The author does so by putting those elements into “an entirely harmonious, positive, fond setting.”

Reeve, a novelist, poet, essayist, translator, and academic who purchased his first Vermont home 40 years ago, set out “to try and release in fictional - therefore in exaggerated - form a great deal of what we do, but don't express,” he says.

“So a lot of some of the episodes may seem excessive or crazy, but it brings it back to what we dream, what we think [or] imagine, and it makes it entirely credible.”

Reeve says the name for his protagonist was inspired by common local names such as White, Brown, and Green.

“Why can't we have a 'Purple?'” he asks.

The author did find some real-life historic Purples and refers to them in the book.

“I wanted to have Nathaniel be a slight oddball, sympathetic enough to follow the town and like the people,” Reeve says. “He was born and grew up in the town, he's very proud of the town and what it stands for.”

“And if the name Purple, which is a real, true historic name, can draw attention to him, I'm delighted,” he says, calling his character “a very decent man.”

'Love poem to Vermont'

Nathaniel Purple is published by Voyage, an imprint Brigantine Media, a small publishing house in St.
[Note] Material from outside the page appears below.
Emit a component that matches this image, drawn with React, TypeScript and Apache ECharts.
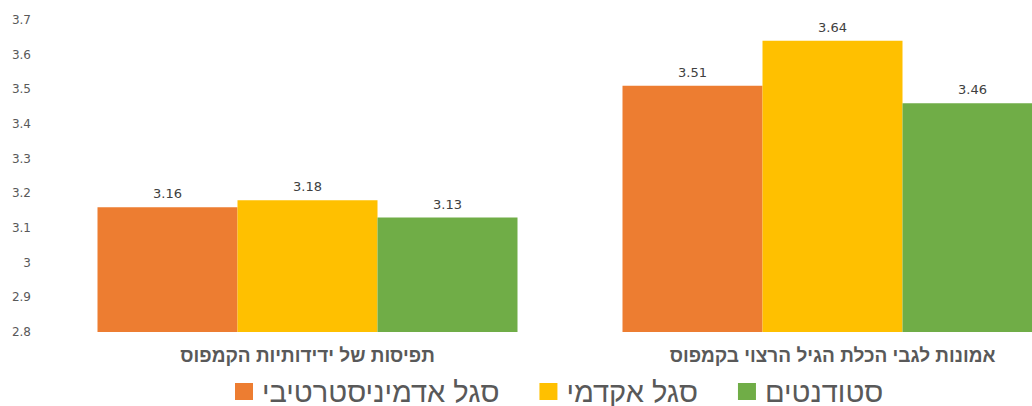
import React, { useEffect, useRef } from "react";
import * as echarts from "echarts";

const categories = ["תפיסות של ידידותיות הקמפוס", "אמונות לגבי הכלת הגיל הרצוי בקמפוס"];
const seriesNames = ["סגל אדמיניסטרטיבי", "סגל אקדמי", "סטודנטים"];
const adminValues = [3.16, 3.51];
const academicValues = [3.18, 3.64];
const studentValues = [3.13, 3.46];
const colors = ["#ED7D31", "#FFC000", "#70AD47"];

export default function App() {
  const ref = useRef<HTMLDivElement>(null);
  useEffect(() => {
    if (!ref.current) return;
    const chart = echarts.init(ref.current, null, { renderer: "svg" });
    const values = [adminValues, academicValues, studentValues];
    chart.setOption({
      animation: false,
      backgroundColor: "#ffffff",
      grid: { left: 45, right: 0, top: 20, bottom: 74 },
      legend: {
        left: 230,
        top: 372,
        itemWidth: 18,
        itemHeight: 17,
        itemGap: 40,
        icon: "rect",
        data: seriesNames,
        textStyle: {
          fontFamily: "Liberation Sans, Arial, sans-serif",
          fontSize: 29,
          color: "#595959",
          padding: [0, 0, 10, 4],
        },
      },
      xAxis: {
        type: "category",
        data: categories,
        axisLine: { show: false },
        axisTick: { show: false },
        axisLabel: {
          margin: 14,
          fontFamily: "Liberation Sans, Arial, sans-serif",
          fontWeight: "bold",
          fontSize: 19,
          color: "#595959",
        },
      },
      yAxis: {
        type: "value",
        min: 2.8,
        max: 3.7,
        interval: 0.1,
        splitLine: { show: false },
        axisLine: { show: false },
        axisTick: { show: false },
        axisLabel: {
          margin: 14,
          fontFamily: "DejaVu Sans, sans-serif",
          fontSize: 12,
          color: "#595959",
          formatter: (v: number) => String(Math.round(v * 10) / 10),
        },
      },
      series: seriesNames.map((name, i) => ({
        name,
        type: "bar",
        data: values[i],
        barWidth: 140,
        barGap: "0%",
        itemStyle: { color: colors[i] },
        label: {
          show: true,
          position: "top",
          distance: 7,
          fontFamily: "DejaVu Sans, sans-serif",
          fontSize: 13,
          color: "#404040",
          formatter: (p: any) => p.value.toFixed(2),
        },
      })),
    });
    return () => chart.dispose();
  }, []);
  return (
    <div
      style={{
        position: "absolute",
        left: 0,
        top: 0,
        width: 1032,
        height: 406,
        overflow: "hidden",
        background: "#ffffff",
      }}
    >
      <div ref={ref} style={{ width: 1095, height: 406 }} />
    </div>
  );
}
Johnsbury, whose editorial director, Janis Raye, describes it as “a wonderful work of fiction.”

Reeve is “doing what I believe is his best work of his long career,” she says.

Brigantine Media describes Nathaniel Purple as Reeve's “love poem” to Vermont, and Reeve can vouch for this sentiment.
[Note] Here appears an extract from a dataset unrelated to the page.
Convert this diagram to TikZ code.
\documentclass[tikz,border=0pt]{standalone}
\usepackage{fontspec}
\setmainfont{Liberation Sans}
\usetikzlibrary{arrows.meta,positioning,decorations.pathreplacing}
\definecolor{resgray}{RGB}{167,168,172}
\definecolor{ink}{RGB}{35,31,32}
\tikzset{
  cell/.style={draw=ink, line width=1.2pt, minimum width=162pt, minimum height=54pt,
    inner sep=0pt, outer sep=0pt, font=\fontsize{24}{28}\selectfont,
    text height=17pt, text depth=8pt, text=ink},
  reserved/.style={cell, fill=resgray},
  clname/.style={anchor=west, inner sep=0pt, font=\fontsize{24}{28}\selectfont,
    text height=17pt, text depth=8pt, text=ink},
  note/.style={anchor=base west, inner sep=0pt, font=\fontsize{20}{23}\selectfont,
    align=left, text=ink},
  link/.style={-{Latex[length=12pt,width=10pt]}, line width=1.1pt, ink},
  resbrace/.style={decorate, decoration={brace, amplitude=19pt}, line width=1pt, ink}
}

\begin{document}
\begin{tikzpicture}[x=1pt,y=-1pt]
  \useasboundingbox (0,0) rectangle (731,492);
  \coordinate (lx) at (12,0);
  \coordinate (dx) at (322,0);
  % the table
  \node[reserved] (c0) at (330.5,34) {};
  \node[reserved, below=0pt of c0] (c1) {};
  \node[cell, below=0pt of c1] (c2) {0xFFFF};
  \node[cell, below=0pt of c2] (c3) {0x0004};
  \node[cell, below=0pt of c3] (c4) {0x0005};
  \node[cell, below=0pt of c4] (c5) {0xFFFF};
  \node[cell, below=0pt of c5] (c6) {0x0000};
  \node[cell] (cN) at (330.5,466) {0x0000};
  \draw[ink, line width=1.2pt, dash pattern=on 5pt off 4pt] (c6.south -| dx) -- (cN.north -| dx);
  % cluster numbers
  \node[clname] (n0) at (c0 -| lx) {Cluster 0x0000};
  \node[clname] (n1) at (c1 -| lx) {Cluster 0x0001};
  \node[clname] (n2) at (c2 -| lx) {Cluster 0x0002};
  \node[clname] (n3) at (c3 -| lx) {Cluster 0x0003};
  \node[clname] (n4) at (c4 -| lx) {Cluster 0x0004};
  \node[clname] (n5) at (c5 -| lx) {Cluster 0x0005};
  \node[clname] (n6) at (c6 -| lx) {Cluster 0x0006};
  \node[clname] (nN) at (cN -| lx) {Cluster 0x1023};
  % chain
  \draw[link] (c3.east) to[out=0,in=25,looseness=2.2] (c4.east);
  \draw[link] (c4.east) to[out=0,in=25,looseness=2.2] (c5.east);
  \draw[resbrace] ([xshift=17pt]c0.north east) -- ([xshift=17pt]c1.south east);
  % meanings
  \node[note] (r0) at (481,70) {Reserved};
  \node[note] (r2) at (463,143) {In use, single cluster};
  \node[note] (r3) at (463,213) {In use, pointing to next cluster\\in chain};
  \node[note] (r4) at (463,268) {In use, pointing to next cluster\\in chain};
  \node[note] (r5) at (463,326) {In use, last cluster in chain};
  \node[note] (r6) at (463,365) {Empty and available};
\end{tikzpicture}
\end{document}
“That's true. Vermont is small, there's a kind of intimacy here that, sure, there's corruption and stupidity and error, all kinds of fault, but there's such goodness, almost in the ground itself,” he says.

“There's a difference in Vermont, and you feel it,” he says. “It's open in a way, and it's very optimistic.”

On whether the story had been influenced by current or personal events, Reeve responds with both “no” and “yes.”

“There's nothing you can write that is not going to have some aspect of your consciousness in it,” he says.

“After you've been writing for a while, you're going to have a style; the way in which you put words together is going to characterize you. There's going to be that aspect of yourself there unavoidably.

“Necessarily, there's autobiography even when it's not there. The episodes are not autobiographical. The thing is, there are many Vermont towns that can be made to seem like the one in the book. But it's no one place.

“For example, in the doctor's office, there's a blood pressure machine on the wall. Think how many doctors' offices you've been in, and that's exactly what's there. So a lot of what Nathaniel sees is what I've had to see, but it's all coming from him.”

Reeve says that the most enjoyable part of writing the story was describing the climactic event of a barn burning, and the challenge of getting the feel of an entire town as his characters reacted to the series of events.

“It's not just merely to enjoy writing it, but to realize how difficult it would be to write it,” he says.

“The other challenge is trying to get the whole feel of the town in a series of separate episodes, put in such an order that they will all seem to follow in the development of the plot,” he says.

“If you put [the behaviors of various townspeople] all together, you admit that this is what makes up a village, what brings a village together,” Reeve says.

Reeve hopes that the story of Nathaniel Purple reminds people of aspects of their own lives.

“I hope they will be reminded of the underside of their lives, the sides which are very real and which they don't think about or face up to ordinarily,” he says. “And accept those sides are a real part of life.”